Replacement costs are typically the second largest cost of producing milk, behind feed costs. Conceptually, replacement cost is the cost of maintaining herd size and structure. Although genuine dairy accountants have various methods to determine replacement costs, all methods are similar to the following: (value of cows sold - cost of replacement) / cwt milk sold. The value of cows sold is impacted by the kind of cows that are sold (fat, late lactation culls that sell well or beat-up fresh cows that are thin and sell poorly), and the number that are actually sold (deads are generally not sold). The cost of replacement is impacted by what you pay for a new heifer, or the money invested in the home-raised replacement (not including value at birth). In a situation where all heifers are purchased, the value of heifer calves sold is included in the value of cows sold. Quantity of milk shipped plays greatly impacts the calculation.

Our industry focuses on cull rate as a measure of herd turnover. Replacement cost/cwt, as described above, trumps any other measure of herd turnover. It doesn’t matter what your cull rate is if your replacement costs/cwt are low. It doesn’t matter how much you pay for heifers if your replacement costs/cwt are low. The measuring stick is replacement cost/cwt, and a reasonable goal in most areas of the country is <$1.50/cwt.

Some quick cowboy math illustrates these points. The following three examples are for a herd of 1000 cows with 850 producing saleable milk.

  • Scenario A. ~70 lbs milk, 40 per cent cull rate, 10 per cent death loss, $500 average cull cow price, and $1200 cost of rearing heifers.
  • Milk sold = 220,000 cwts/year
  • Value of Sold Cows = 300 x $500 = $150,000
  • Cost of Replacements = $1200 x 400 = 480,000
  • Replacement Cost = ($480,000 - $150,000) / (220,000) = $1.50.cwt
  • Scenario B. ~80 lbs milk, 50 per cent cull rate, 5 per cent death loss, $500 average cull cow price, and $1200 cost of rearing heifers.
  • Milk sold = 250,000 cwts/year
  • Value of Sold Cows = 450 x $500 = $225,000
  • Cost of Replacements = $1200 x 500 = 600,000
  • Replacement Cost = ($600,000 - $225,000) / (250,000) = $1.50.cwt
  • Scenario C. ~60 lbs milk, 25 per cent cull rate, 2.5 per cent death loss, $500 average cull cow price, and $1200 cost of rearing heifers.
  • Milk sold = 185,000 cwts/year
  • Value of Sold Cows = 225 x $500 = $112,000
  • Cost of Replacements = $1200 x 250 = 300,000
  • Replacement Cost = ($300,000 - $112,000) / (185,000) = $1.02.cwt

Reducing heifer rearing costs is an important factor in lowering replacement costs.
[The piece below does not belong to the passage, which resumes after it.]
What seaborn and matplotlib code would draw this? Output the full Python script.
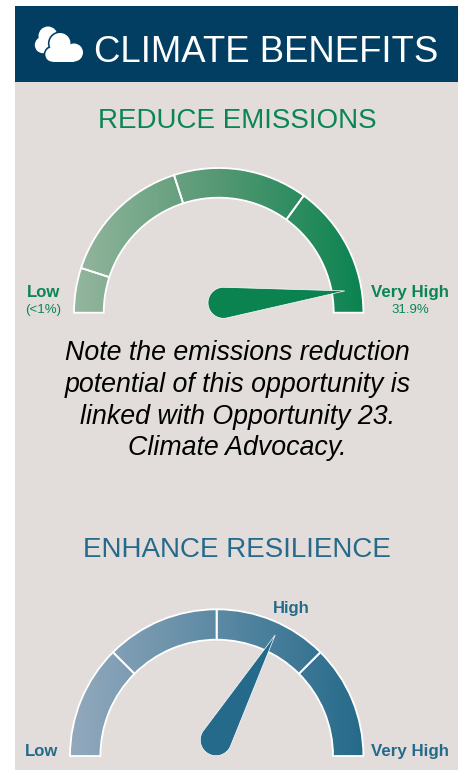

Many factors contribute, but paramount is getting heifers pregnant. We often mislead ourselves by using a biased number to evaluation heifer reproduction: conception rate. While a useful number in some ways, the most important number is how many pregnancies are generated over a recent period of time such as a week, 21 day cycle, or month.

Cut Costs Intelligently.

Cutting costs is necessary and good dairyman can do this intelligently. Cost cutting is OK provided the following areas are not impacted: Forage Quality, Cow Health, Fresh Cows, and Pregnancies. Dairies that cut in these areas are signaling that they do not intend to be in the dairy business long term.

Control Labor Costs

There are many measures of labor efficiency. They include cows/employee, and pounds of milk sold/employee. While some of these measures have some utility, the ultimate measure is labor cost per cwt. It really doesn’t matter how many employees you have if labor costs per cwt are “good”. Several issues can skew this number, including contract labor (outside breeding services, outside maintenance services, etc) and if replacements are raised on or off the farm. Ideally only labor involved in taking care of the milking herd should be included. Labor involved with replacements or farming should be considered separate.


Having a low cost/cwt trumps all other rules for making money. Those that make cheap milk will remain in business the longest if they choose.